GSM8K contains 8.5K grade school math word problems. Each example has a question and an answer field where the answer contains chain-of-thought reasoning followed by #### and the final numerical answer.

Module Contents#

Functions#

_extract_final_answer

Extract the final numerical answer after the #### delimiter.

process_gsm8k_example

Process a single GSM8K example into the required format.

API#

bridge.data.hf_processors.gsm8k._extract_final_answer(answer: str) str#

Extract the final numerical answer after the #### delimiter.

bridge.data.hf_processors.gsm8k.process_gsm8k_example(
example: dict[str, Any],
_tokenizer: Optional[megatron.bridge.training.tokenizers.tokenizer.MegatronTokenizer] = None,
) megatron.bridge.data.builders.hf_dataset.ProcessExampleOutput#

Process a single GSM8K example into the required format.

Transforms a raw GSM8K dataset example into the standard format expected by the HFDatasetBuilder for fine-tuning.

Parameters:
  • example – Raw GSM8K example containing ‘question’ and ‘answer’

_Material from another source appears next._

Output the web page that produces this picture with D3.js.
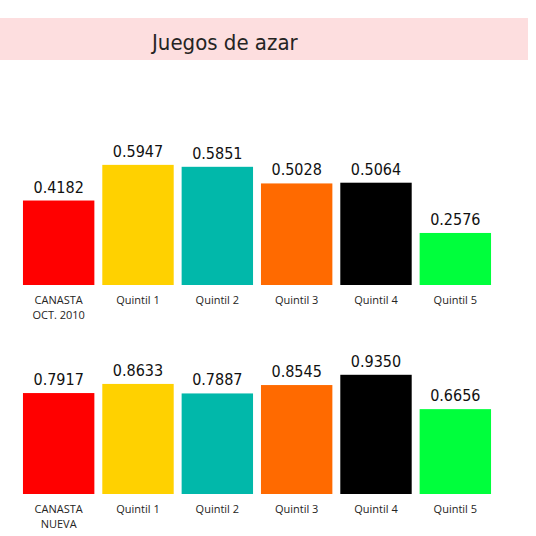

  • tokenizer – Optional tokenizer (not used in this processor)

Returns:

ProcessExampleOutput with formatted input/output and original answers

.. rubric:: Example

example = { 
 “question”: “Janet has 3 apples. She buys 2 more. How many does she have?”, 
 “answer”: “Janet starts with 3 apples and buys 2 more. 3 + 2 = <<3+2=5>>5.\n#### 5”, 
 } result = process_gsm8k_example(example) print(result[“input”]) Question: Janet has 3 apples. She buys 2 more. How many does she have? Answer: